In the last scene, a TV news reporter is announcing that all truckers in Tucson are on strike. The strike is being held in protest of the corrupt system set up by the Glass House and in honor of one trucker who dared to stand up against them, Carrol Jo Hummer. CJ's brother-in-law wheels him out of his hospital room to the parking lot, which is filled with semi-trucks and truckers. They all begin to clap. CJ then begins to smile. Jerri is in a window directly behind him (apparently still hospitalized herself), overlooking all of this. Her lack of a smile may indicate that she is still unsure about living her life as the wife of a whistle-blowing hero who is willing to die for his family and the truth.

==Cast==
- Jan-Michael Vincent as Carrol Jo "CJ" Hummer / Sam Hummer
- Kay Lenz as Jerri Kane Hummer
- Slim Pickens as Duane Haller
- Sam Laws as "Pops" Dinwiddie
- L.Q. Jones as Buck Wessler
- Don Porter as Cutler
- R.G. Armstrong as Prosecutor
- Leigh French as Lucy
- Dick Miller as "Birdie" Corman
- Martin Kove as Clem
- Neil Summers as Matchstick

==Production==
Kaplan received the offer to direct the movie from Peter Guber at Columbia Pictures after the success of Truck Turner (1974). He says Guber mistakenly thought Truck Turner was about trucks. He said his goal was to make a modern-day Western, heavily influenced by the films of Sam Peckinpah. Jan-Michael Vincent was cast by Guber, who thought he was going to be a big star; Kaplan claims this was the film where Vincent first used cocaine.

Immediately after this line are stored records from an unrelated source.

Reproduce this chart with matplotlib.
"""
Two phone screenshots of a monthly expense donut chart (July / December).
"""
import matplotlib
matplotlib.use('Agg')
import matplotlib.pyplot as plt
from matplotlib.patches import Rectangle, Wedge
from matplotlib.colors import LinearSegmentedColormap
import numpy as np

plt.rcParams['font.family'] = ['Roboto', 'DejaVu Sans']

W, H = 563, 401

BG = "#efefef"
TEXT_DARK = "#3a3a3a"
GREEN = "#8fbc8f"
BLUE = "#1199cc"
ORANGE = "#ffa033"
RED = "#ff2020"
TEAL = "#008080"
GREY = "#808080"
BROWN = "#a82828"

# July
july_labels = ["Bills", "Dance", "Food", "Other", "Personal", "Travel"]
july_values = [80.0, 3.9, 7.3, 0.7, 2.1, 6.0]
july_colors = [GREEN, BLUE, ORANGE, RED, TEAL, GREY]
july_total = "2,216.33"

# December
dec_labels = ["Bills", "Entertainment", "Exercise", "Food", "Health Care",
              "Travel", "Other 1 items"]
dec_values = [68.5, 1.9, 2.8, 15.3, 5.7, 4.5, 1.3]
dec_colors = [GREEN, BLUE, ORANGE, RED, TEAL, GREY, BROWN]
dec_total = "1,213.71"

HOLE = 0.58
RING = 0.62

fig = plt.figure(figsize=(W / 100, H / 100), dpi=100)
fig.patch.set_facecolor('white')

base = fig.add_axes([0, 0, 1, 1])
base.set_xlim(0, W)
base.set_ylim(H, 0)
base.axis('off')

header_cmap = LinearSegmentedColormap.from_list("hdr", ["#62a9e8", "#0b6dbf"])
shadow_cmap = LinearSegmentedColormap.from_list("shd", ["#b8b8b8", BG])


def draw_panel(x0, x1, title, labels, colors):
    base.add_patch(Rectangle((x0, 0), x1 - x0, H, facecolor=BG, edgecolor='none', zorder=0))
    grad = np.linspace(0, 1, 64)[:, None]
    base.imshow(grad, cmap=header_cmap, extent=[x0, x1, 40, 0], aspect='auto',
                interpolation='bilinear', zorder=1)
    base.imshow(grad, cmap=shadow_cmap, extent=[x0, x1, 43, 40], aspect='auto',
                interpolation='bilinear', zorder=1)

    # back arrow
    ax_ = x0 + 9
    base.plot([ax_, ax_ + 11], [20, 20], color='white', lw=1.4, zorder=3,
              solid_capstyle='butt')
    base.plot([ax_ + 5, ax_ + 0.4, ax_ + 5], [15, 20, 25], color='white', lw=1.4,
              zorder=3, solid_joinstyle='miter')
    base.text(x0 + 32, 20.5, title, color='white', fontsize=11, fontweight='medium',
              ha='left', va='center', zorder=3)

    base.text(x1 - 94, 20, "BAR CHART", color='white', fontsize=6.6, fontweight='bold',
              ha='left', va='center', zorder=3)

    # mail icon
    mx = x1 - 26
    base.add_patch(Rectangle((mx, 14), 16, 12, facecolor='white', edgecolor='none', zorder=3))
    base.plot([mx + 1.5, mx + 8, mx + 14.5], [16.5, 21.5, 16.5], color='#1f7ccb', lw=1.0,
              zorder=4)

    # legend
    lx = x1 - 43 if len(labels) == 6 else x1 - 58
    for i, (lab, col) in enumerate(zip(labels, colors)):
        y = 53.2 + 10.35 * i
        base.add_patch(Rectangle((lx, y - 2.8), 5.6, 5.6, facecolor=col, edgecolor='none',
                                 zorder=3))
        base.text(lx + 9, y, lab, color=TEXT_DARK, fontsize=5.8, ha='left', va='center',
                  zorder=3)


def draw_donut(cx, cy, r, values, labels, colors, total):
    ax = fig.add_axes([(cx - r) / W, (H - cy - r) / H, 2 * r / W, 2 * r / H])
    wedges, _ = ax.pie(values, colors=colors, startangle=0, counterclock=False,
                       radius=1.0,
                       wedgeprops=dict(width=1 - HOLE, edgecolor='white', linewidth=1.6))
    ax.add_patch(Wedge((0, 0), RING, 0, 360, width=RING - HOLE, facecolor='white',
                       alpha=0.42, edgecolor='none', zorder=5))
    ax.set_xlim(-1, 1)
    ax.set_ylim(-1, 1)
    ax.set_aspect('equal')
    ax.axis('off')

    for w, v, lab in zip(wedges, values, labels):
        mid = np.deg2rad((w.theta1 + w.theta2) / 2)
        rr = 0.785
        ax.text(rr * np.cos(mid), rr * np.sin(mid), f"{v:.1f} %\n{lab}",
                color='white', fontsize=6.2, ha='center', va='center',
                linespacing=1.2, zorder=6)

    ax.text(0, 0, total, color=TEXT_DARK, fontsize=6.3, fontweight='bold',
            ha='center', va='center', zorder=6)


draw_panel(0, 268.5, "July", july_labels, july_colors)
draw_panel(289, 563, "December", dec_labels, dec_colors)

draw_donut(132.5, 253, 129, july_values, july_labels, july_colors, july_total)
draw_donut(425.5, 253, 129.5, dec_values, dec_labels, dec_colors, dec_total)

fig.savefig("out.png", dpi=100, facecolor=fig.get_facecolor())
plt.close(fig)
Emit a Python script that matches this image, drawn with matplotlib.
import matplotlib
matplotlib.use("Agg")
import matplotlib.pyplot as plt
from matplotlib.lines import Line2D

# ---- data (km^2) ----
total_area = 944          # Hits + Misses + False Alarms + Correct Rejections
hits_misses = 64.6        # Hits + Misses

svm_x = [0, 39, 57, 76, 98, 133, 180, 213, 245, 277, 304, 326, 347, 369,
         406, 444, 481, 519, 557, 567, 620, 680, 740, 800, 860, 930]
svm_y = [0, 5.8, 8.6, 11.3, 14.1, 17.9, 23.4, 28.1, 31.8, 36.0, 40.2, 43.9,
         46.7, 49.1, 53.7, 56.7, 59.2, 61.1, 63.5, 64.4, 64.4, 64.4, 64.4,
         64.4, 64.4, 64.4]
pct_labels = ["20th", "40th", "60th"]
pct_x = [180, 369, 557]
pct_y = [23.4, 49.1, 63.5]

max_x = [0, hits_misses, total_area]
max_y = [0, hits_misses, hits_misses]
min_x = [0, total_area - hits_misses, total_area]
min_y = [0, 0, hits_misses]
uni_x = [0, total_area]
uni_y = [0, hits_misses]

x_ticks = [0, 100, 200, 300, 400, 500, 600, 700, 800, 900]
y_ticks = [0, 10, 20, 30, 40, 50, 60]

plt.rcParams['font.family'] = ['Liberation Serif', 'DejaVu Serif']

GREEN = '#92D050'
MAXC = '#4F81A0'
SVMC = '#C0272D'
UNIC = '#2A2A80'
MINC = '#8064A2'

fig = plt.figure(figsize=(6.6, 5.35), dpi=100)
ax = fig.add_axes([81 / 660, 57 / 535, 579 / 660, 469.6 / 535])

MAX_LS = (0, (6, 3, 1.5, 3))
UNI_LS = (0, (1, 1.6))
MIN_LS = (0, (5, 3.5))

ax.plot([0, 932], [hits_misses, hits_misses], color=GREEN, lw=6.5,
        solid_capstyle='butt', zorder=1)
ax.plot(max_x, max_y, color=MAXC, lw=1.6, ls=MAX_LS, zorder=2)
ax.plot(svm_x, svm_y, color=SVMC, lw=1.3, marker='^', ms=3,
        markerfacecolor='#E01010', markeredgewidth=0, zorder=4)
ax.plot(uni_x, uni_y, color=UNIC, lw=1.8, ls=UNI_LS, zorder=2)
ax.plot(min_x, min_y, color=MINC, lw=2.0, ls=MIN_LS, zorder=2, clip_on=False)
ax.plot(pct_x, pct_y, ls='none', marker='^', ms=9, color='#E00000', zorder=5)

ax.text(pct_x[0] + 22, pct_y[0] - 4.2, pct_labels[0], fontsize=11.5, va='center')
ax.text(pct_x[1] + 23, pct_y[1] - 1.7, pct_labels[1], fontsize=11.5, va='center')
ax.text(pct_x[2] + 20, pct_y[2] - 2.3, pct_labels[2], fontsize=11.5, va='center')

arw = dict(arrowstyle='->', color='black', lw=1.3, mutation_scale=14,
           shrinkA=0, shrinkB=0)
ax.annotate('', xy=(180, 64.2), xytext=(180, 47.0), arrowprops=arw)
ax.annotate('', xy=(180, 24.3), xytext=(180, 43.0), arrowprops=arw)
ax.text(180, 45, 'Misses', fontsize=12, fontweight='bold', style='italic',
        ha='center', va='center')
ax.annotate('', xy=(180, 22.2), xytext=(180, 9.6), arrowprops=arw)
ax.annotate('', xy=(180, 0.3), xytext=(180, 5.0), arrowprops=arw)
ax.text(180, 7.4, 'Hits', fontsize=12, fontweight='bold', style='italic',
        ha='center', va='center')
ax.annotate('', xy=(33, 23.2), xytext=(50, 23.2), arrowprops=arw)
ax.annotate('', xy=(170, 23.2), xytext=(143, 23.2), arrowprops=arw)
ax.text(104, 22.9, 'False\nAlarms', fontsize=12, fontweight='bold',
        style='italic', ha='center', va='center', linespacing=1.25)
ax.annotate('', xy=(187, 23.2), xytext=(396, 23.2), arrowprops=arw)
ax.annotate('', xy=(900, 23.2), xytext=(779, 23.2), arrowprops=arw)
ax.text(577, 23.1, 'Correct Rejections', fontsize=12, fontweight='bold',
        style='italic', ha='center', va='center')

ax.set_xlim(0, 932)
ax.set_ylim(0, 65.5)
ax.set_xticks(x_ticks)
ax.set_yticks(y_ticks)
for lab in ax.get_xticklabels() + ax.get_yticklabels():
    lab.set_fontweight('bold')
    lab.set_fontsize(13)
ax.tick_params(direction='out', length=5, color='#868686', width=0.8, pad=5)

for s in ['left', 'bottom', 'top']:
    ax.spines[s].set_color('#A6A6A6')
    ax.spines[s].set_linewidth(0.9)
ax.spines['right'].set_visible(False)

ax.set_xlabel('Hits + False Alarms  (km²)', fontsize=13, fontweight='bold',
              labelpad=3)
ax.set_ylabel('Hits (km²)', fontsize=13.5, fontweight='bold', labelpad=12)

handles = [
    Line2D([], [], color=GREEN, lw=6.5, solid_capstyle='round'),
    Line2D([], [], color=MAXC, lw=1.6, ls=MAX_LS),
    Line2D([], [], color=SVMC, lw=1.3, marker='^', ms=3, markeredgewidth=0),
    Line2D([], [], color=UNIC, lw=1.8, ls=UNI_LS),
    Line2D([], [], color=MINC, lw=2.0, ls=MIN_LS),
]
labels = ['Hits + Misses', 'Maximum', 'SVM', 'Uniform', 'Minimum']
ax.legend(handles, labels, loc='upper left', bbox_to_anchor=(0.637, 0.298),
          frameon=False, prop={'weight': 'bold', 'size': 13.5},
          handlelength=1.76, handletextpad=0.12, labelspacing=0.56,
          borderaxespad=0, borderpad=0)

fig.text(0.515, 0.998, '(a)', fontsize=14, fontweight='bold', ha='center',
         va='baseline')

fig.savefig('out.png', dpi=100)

Kaplan said, "politically I was trying to counter-act the right-wing vigilantism of some of the pictures that were around at the time."

Filming was in and around Tucson, Arizona as well as Monument Valley in Utah.

==Reception==
The film earned $6 million in theatrical rentals in North America.

White Line Fever received mixed critical reviews. The film holds a 33% rating on Rotten Tomatoes based on six reviews.